Monday, Jul. 03, 2000
The Acid-Bath Solution
By PAUL QUINN-JUDGE/MOSCOW
Everything about Vladimir Putin--his choreographed public appearances, his rigid media management, his appointment of supergovernors to keep the regions under control--suggests a control freak. Yet his presidency has been marked by a series of gaffes that have undermined his image abroad and caused storms of anger at home. Instead of cleaning up politics, his many critics say, he has created a mess. In some ways, they are right. But there is another side to the story. Putin's tactics have gone down well in a country where many Russians would happily turn the clock back to the pre-Gorbachev era. His attacks are more consistent than they may appear at first. He targets people who have crossed him or people who in one way or another are perceived as pro-Western. The message too is constant: Challenge me, and your life will be very unpleasant.
The arrest of media millionaire Vladimir Gusinsky was the most high-profile move by Putin. Following an outcry by people who saw the arrest as an affront to Russia's press freedom, he backed off--slightly. Gusinsky is still under investigation and threatened with slow ruin as creditors call in loans and executives flee his TV network. That battle strategy--a fast poke followed by a slow, acid-burn death--seems to be the Kremlin's new tactic.
Some say the new President is being ill served by aides, that these lash-outs are products of old-style thinking that Putin is trying to reform. This does not hold water. The excuse was first used in February, when a Russian journalist was arrested and handed over to pro-Russian Chechens. Since then, it has cropped up again and again. Putin paid it lip service when he claimed ignorance of the details of the Gusinsky arrest. But he clearly believes in--or at the very least condones--the politics of intimidation. His choice of victims reflects Russo-centrism and a suspicion of the outside world. It's a curious strategy since he is at the same time beginning to revitalize Russia's foreign policy.
The so-called oligarchs are understandably scared. Their rise was littered with suspicious deals and, quite often, corpses. Targeting them is popular, especially with the majority of Russians who have benefited little from robber capitalism. Putin's own ratings have not suffered. And he has continued to push Russia's economic interests, moving aggressively to secure a role for his country in the oil-rich Caspian.
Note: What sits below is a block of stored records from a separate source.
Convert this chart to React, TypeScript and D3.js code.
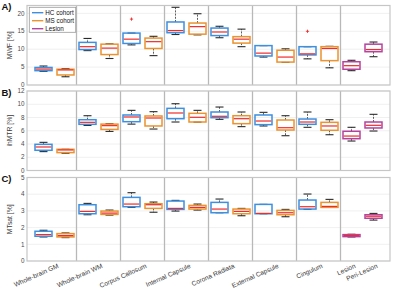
import React from "react";
import * as d3 from "d3";

// ---- data ----
const categories = ["Whole-brain GM", "Whole-brain WM", "Corpus Callosum", "Internal Capsule", "Corona Radiata", "External Capsule", "Cingulum", "Lesion", "Peri-Lesion"];
const categoryPositions = [1.5, 3.5, 5.5, 7.5, 9.5, 11.5, 13.5, 15, 16];
const boxPositions = [1, 2, 3, 4, 5, 6, 7, 8, 9, 10, 11, 12, 13, 14, 15, 16];
const boxCohort = ["HC", "MS", "HC", "MS", "HC", "MS", "HC", "MS", "HC", "MS", "HC", "MS", "HC", "MS", "Lesion", "Lesion"];
const legendLabels = ["HC cohort", "MS cohort", "Lesion"];

// [lower whisker, q1, median, q3, upper whisker]
const mwfStats = [
  [3.8, 4.0, 4.45, 4.9, 5.3], [2.3, 2.8, 4.2, 4.4, 4.6],
  [9.6, 9.9, 10.7, 11.9, 13.0], [7.4, 8.5, 10.3, 11.4, 11.5],
  [11.2, 11.6, 12.8, 14.5, 14.5], [8.2, 10.2, 12.1, 13.1, 13.6],
  [14.1, 14.6, 15.2, 17.6, 21.7], [14.0, 14.2, 16.3, 17.3, 19.9],
  [13.2, 13.8, 14.8, 15.9, 16.4], [10.7, 11.7, 12.8, 13.5, 15.6],
  [7.8, 8.1, 8.9, 11.0, 11.0], [6.3, 6.4, 7.8, 9.7, 10.1],
  [7.3, 8.4, 8.7, 10.7, 10.7], [4.8, 6.8, 10.2, 10.7, 10.8],
  [4.0, 4.4, 5.4, 6.5, 6.9], [7.9, 9.3, 9.9, 11.4, 12.0],
];
const mwfOutliers = [[5, 18.4], [13, 15.0]];
const mwfTicks = [0, 5, 10, 15, 20];

const ihmtrStats = [
  [2.85, 3.05, 3.55, 3.95, 4.25], [2.6, 2.7, 3.1, 3.2, 3.2],
  [6.8, 6.97, 7.27, 7.67, 8.27], [5.9, 6.2, 6.77, 7.0, 7.07],
  [7.0, 7.37, 8.08, 8.38, 9.08], [6.26, 6.72, 7.92, 8.23, 8.88],
  [7.32, 7.82, 8.68, 9.38, 10.08], [7.3, 7.32, 8.03, 8.63, 9.08],
  [7.72, 7.97, 8.18, 8.83, 9.58], [6.62, 7.07, 7.82, 8.27, 8.83],
  [6.72, 6.92, 7.47, 8.38, 8.78], [5.25, 6.11, 6.46, 7.62, 8.27],
  [6.52, 6.97, 7.32, 7.77, 8.83], [5.4, 6.07, 6.72, 7.27, 7.67],
  [4.45, 4.8, 5.2, 5.92, 6.52], [5.96, 6.42, 6.82, 7.32, 8.48],
];
const ihmtrTicks = [0, 2, 4, 6, 8, 10, 12];

const mtsatStats = [
  [1.44, 1.48, 1.58, 1.78, 1.84], [1.4, 1.44, 1.52, 1.64, 1.68],
  [2.77, 2.83, 2.97, 3.37, 3.45], [2.75, 2.79, 2.87, 2.99, 3.05],
  [3.21, 3.25, 3.41, 3.81, 4.09], [2.92, 3.15, 3.37, 3.43, 3.53],
  [2.99, 3.09, 3.15, 3.59, 3.63], [3.05, 3.11, 3.21, 3.33, 3.41],
  [2.89, 2.89, 3.11, 3.51, 3.71], [2.71, 2.83, 2.97, 3.11, 3.15],
  [2.83, 2.83, 2.85, 3.39, 3.39], [2.65, 2.77, 2.89, 3.03, 3.09],
  [3.09, 3.11, 3.25, 3.65, 4.01], [3.21, 3.21, 3.27, 3.51, 3.69],
  [1.44, 1.46, 1.52, 1.58, 1.6], [2.45, 2.56, 2.68, 2.77, 2.85],
];
const mtsatTicks = [0, 1, 2, 3, 4, 5];

// ---- styling ----
const colors: Record<string, string> = { HC: "#3d8fe0", MS: "#ea932f", Lesion: "#b6419f" };
const FONT = "'Liberation Sans', Arial, Helvetica, sans-serif";

const panels = [
  { letter: "A)", ylabel: "MWF [%]", stats: mwfStats, ticks: mwfTicks, domain: [0, 22.2], top: 5.5, bottom: 85, outliers: mwfOutliers },
  { letter: "B)", ylabel: "ihMTR [%]", stats: ihmtrStats, ticks: ihmtrTicks, domain: [0, 12], top: 91, bottom: 170.5, outliers: [] as number[][] },
  { letter: "C)", ylabel: "MTsat [%]", stats: mtsatStats, ticks: mtsatTicks, domain: [0, 5], top: 177.5, bottom: 261, outliers: [] as number[][] },
];

const x = d3.scaleLinear().domain([0.25, 16.75]).range([27, 390]);
const separators = d3.range(2.5, 15, 2);
const BOXW = 17;
const CAPW = 8;

function Panel({ p, showX }: { p: (typeof panels)[number]; showX: boolean }) {
  const y = d3.scaleLinear().domain(p.domain).range([p.bottom, p.top]);
  const [x0, x1] = x.range();
  return (
    <g>
      {p.ticks.map((t) => (
        <line key={"g" + t} x1={x0} x2={x1} y1={y(t)} y2={y(t)} stroke="#ececec" strokeWidth={0.8} />
      ))}
      {separators.map((s) => (
        <line key={"s" + s} x1={x(s)} x2={x(s)} y1={p.top} y2={p.bottom} stroke="#b8b8b8" strokeWidth={1.3} />
      ))}
      <rect x={x0} y={p.top} width={x1 - x0} height={p.bottom - p.top} fill="none" stroke="#c6c6c6" strokeWidth={1.2} />
      {p.ticks.map((t) => (
        <text key={"t" + t} x={24.5} y={y(t)} dy="0.35em" textAnchor="end" fontSize={6.3} fill="#4a4a4a" fontFamily={FONT}>
          {t}
        </text>
      ))}
      <text
        transform={`translate(12,${(p.top + p.bottom) / 2}) rotate(-90)`}
        textAnchor="middle"
        fontSize={6.8}
        fill="#3a3a3a"
        fontFamily={FONT}
      >
        {p.ylabel}
      </text>
      <text x={1.5} y={p.top + 4.8} fontSize={9.5} fontWeight="bold" fill="#111" fontFamily={FONT}>
        {p.letter}
      </text>
      {p.stats.map((s, i) => {
        const cx = x(boxPositions[i]);
        const c = colors[boxCohort[i]];
        const [lw, q1, md, q3, uw] = s;
        return (
          <g key={"b" + i}>
            <line x1={cx} x2={cx} y1={y(q3)} y2={y(uw)} stroke="#333" strokeWidth={0.8} strokeDasharray="2,1.2" />
            <line x1={cx} x2={cx} y1={y(q1)} y2={y(lw)} stroke="#333" strokeWidth={0.8} strokeDasharray="2,1.2" />
            <line x1={cx - CAPW / 2} x2={cx + CAPW / 2} y1={y(uw)} y2={y(uw)} stroke="#2a2a2a" strokeWidth={1.1} />
            <line x1={cx - CAPW / 2} x2={cx + CAPW / 2} y1={y(lw)} y2={y(lw)} stroke="#2a2a2a" strokeWidth={1.1} />
            <rect x={cx - BOXW / 2} y={y(q3)} width={BOXW} height={Math.max(0.5, y(q1) - y(q3))} fill="none" stroke={c} strokeWidth={1.5} />
            <line x1={cx - BOXW / 2 + 0.75} x2={cx + BOXW / 2 - 0.75} y1={y(md)} y2={y(md)} stroke="#f22a2a" strokeWidth={1.2} />
          </g>
        );
      })}
      {p.outliers.map(([pos, v], i) => {
        const cx = x(pos);
        const cy = y(v);
        return (
          <g key={"o" + i} stroke="#f22a2a" strokeWidth={0.9}>
            <line x1={cx - 1.6} x2={cx + 1.6} y1={cy} y2={cy} />
            <line x1={cx} x2={cx} y1={cy - 1.6} y2={cy + 1.6} />
          </g>
        );
      })}
      {showX &&
        categories.map((c, i) => (
          <text
            key={"x" + c}
            transform={`translate(${x(categoryPositions[i]) + 4.5},${p.bottom + 6.5}) rotate(-24)`}
            textAnchor="end"
            fontSize={6.6}
            fill="#3a3a3a"
            fontFamily={FONT}
          >
            {c}
          </text>
        ))}
    </g>
  );
}

export default function App() {
  const legendX = 29.3;
  const legendY = 7.3;
  return (
    <div style={{ position: "absolute", left: 0, top: 0 }}>
      <svg width={400} height={294} style={{ display: "block", background: "#fff" }}>
        {panels.map((p, i) => (
          <Panel key={p.letter} p={p} showX={i === 2} />
        ))}
        <g>
          <rect x={legendX} y={legendY} width={46.4} height={25} fill="#fff" stroke="#9a9a9a" strokeWidth={0.8} />
          {legendLabels.map((l, i) => {
            const ly = 12.7 + i * 8;
            const c = colors[["HC", "MS", "Lesion"][i]];
            return (
              <g key={l}>
                <line x1={32} x2={43.3} y1={ly} y2={ly} stroke={c} strokeWidth={1.4} />
                <text x={45.3} y={ly} dy="0.35em" fontSize={6.3} fill="#111" fontFamily={FONT}>
                  {l}
                </text>
              </g>
            );
          })}
        </g>
      </svg>
    </div>
  );
}
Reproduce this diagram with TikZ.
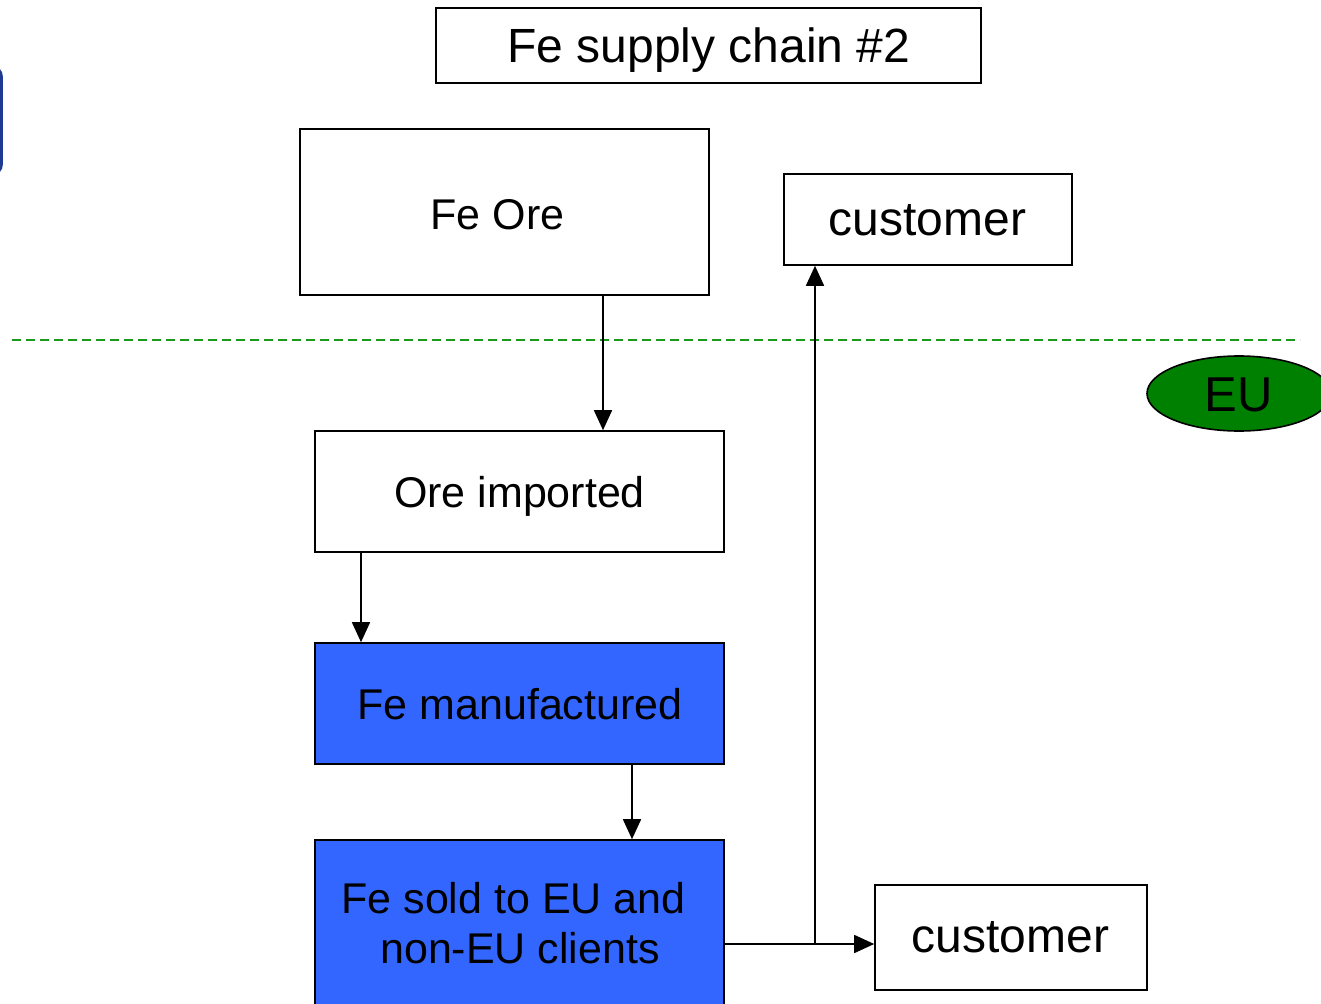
\documentclass[tikz,border=0pt]{standalone}
\usepackage{fontspec}
\setmainfont{Liberation Sans}
\usetikzlibrary{arrows.meta,shapes.geometric}
\definecolor{fefill}{HTML}{3366FF}
\definecolor{eugreen}{HTML}{008000}
\definecolor{dashgreen}{HTML}{1A9A1A}
\definecolor{edgeblue}{HTML}{1F3A93}
\begin{document}
\begin{tikzpicture}[x=1pt,y=-1pt,
  box/.style={draw=black,line width=1.6pt,inner sep=0pt},
  txt/.style={anchor=base,inner sep=0pt,font=\fontsize{43}{52}\selectfont},
  big/.style={txt,font=\fontsize{48}{56}\selectfont},
  conn/.style={line width=1.6pt,-{Triangle[length=20pt,width=18pt]}}]
\useasboundingbox (0,0) rectangle (1321,1003);
\clip (0,0) rectangle (1321,1003);
% partial blue shape at left edge
\draw[edgeblue,line width=3.5pt,rounded corners=8pt] (-120,68) rectangle (1,173);
% EU boundary
\draw[dashgreen,line width=1.6pt,dash pattern=on 9pt off 5pt] (12,340) -- (1300,340);
% boxes
\node[box,minimum width=545pt,minimum height=75pt] (title) at (708.5,45.5) {};
\node[box,minimum width=409pt,minimum height=166pt] (ore) at (504.5,212) {};
\node[box,minimum width=288pt,minimum height=91pt] (cust1) at (928,219.5) {};
\node[box,minimum width=409pt,minimum height=121pt] (imp) at (519.5,491.5) {};
\node[box,fill=fefill,minimum width=409pt,minimum height=121pt] (man) at (519.5,703.5) {};
\node[box,fill=fefill,minimum width=409pt,minimum height=190pt] (sold) at (519.5,935) {};
\node[box,minimum width=272pt,minimum height=105pt] (cust2) at (1011,937.5) {};
\node[ellipse,box,fill=eugreen,minimum width=184pt,minimum height=75pt] (eu) at (1239,393.5) {};
% texts
\node[big] (titletxt) at (709,63) {Fe supply chain \#2};
\node[txt] (oretxt) at (497.5,229) {Fe Ore};
\node[big] (cust1txt) at (927.5,235) {customer};
\node[txt] (imptxt) at (519.5,507) {Ore imported};
\node[txt] (mantxt) at (520,719) {Fe manufactured};
\node[txt] (soldtxta) at (513.5,913) {Fe sold to EU and};
\node[txt] (soldtxtb) at (520,963) {non-EU clients};
\node[big] (cust2txt) at (1010.5,952) {customer};
\node[txt,font=\fontsize{49}{56}\selectfont] (eutxt) at (1238.5,411) {EU};
% connectors
\draw[conn] (ore.south -| 603,0) -- (imp.north -| 603,0);
\draw[conn] (imp.south -| 361,0) -- (man.north -| 361,0);
\draw[conn] (man.south -| 632,0) -- (sold.north -| 632,0);
\coordinate (split) at (815,944);
\draw[conn] (sold.east |- split) -- (cust2.west |- split);
\draw[conn] (split) -- (cust1.south -| split);
\end{tikzpicture}
\end{document}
Putin's real problem is that most people in public life--arguably including him--are vulnerable. Russia's politics have left few clean faces. If the oligarchs really feel under pressure, a new wave of compromising materials could flood the country. Those revelations could touch Putin and his team. It would become a contest between very nasty folks, all eager to rattle the skeletons out of one another's closets. Think of it as a shame-off in a land with no shame. Putin has embarked on a high-risk strategy. The big question is how far he has thought it through. If it turns out he is improvising, that is when the real mess will begin.